There does not seem any appetite in Jakarta for taking on more aggressive peacekeeping missions. This could change in the future, as it is predicted that an increasing number of future conflicts requiring UN intervention will fall, leaving an expanded Indonesian peacekeeping operation program with fewer expeditionary opportunities. It is argued, though, that recent examples of peace enforcement operations have been primarily the domain of major powers acting in concert in an ad hoc fashion outside the umbrella of the UN, such as NATO in Libya in 2011. Indonesia has the ability to carve out a niche in positioning itself as a top 10 troop contributing country, focusing exclusively on peacekeeping operations.
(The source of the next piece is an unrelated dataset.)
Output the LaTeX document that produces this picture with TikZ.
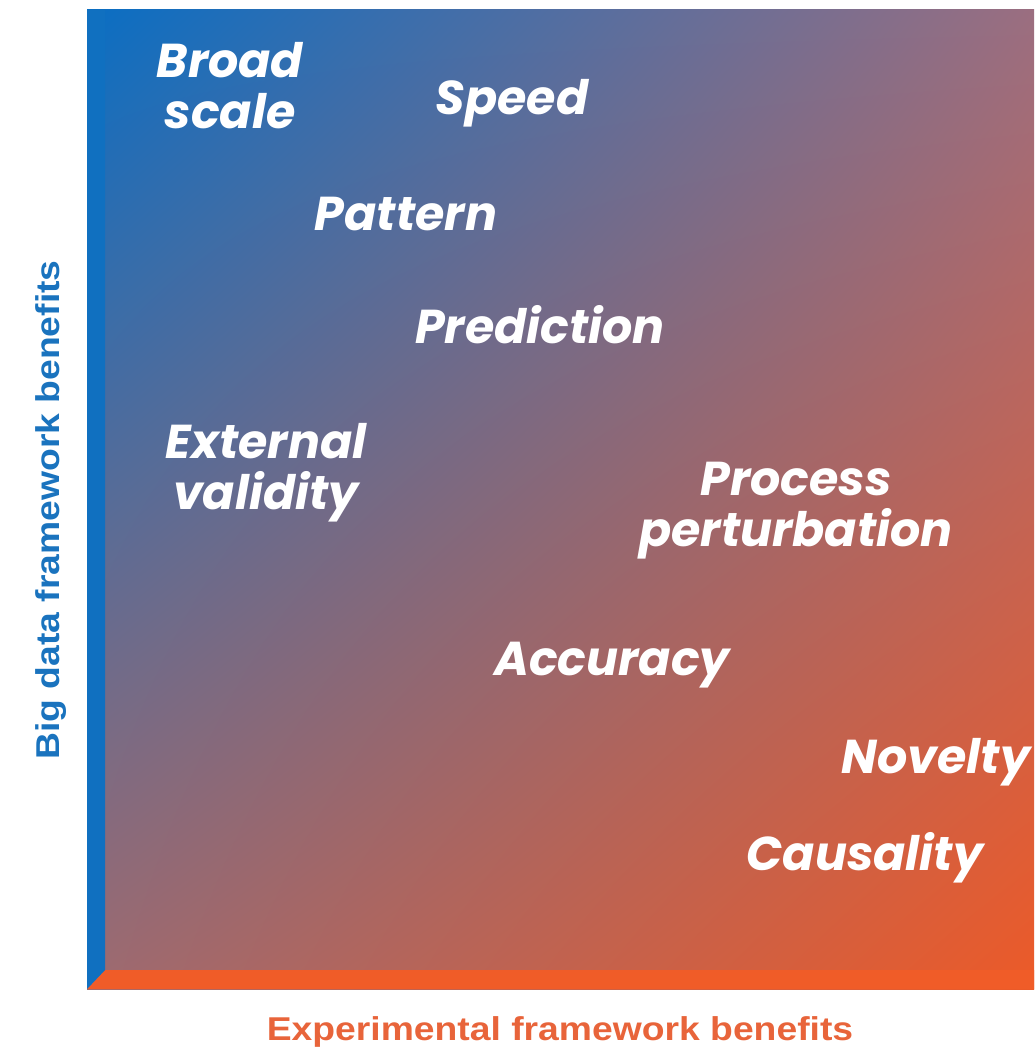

While the contribution of peacekeeping operations to a functional deterrence strategy for force projection is limited by an unwillingness to engage in peace enforcement operations through a rigid interpretation of Indonesia’s 1945 Constitution, by training and sending soldiers and marines on international deployment, Indonesia is able to get invaluable operational experience. This translates directly into the development of Indonesia’s force projection and deterrence capability, which in turn gives the nation the ability to rapidly respond to a deteriorating external security situation, but also in natural disaster response at home and abroad. It is necessary to understand how Indonesia’s existing and future peacekeeping program fits into the TNI structure to realize the benefits to force modernization in the form of a conventional offensive deterrence.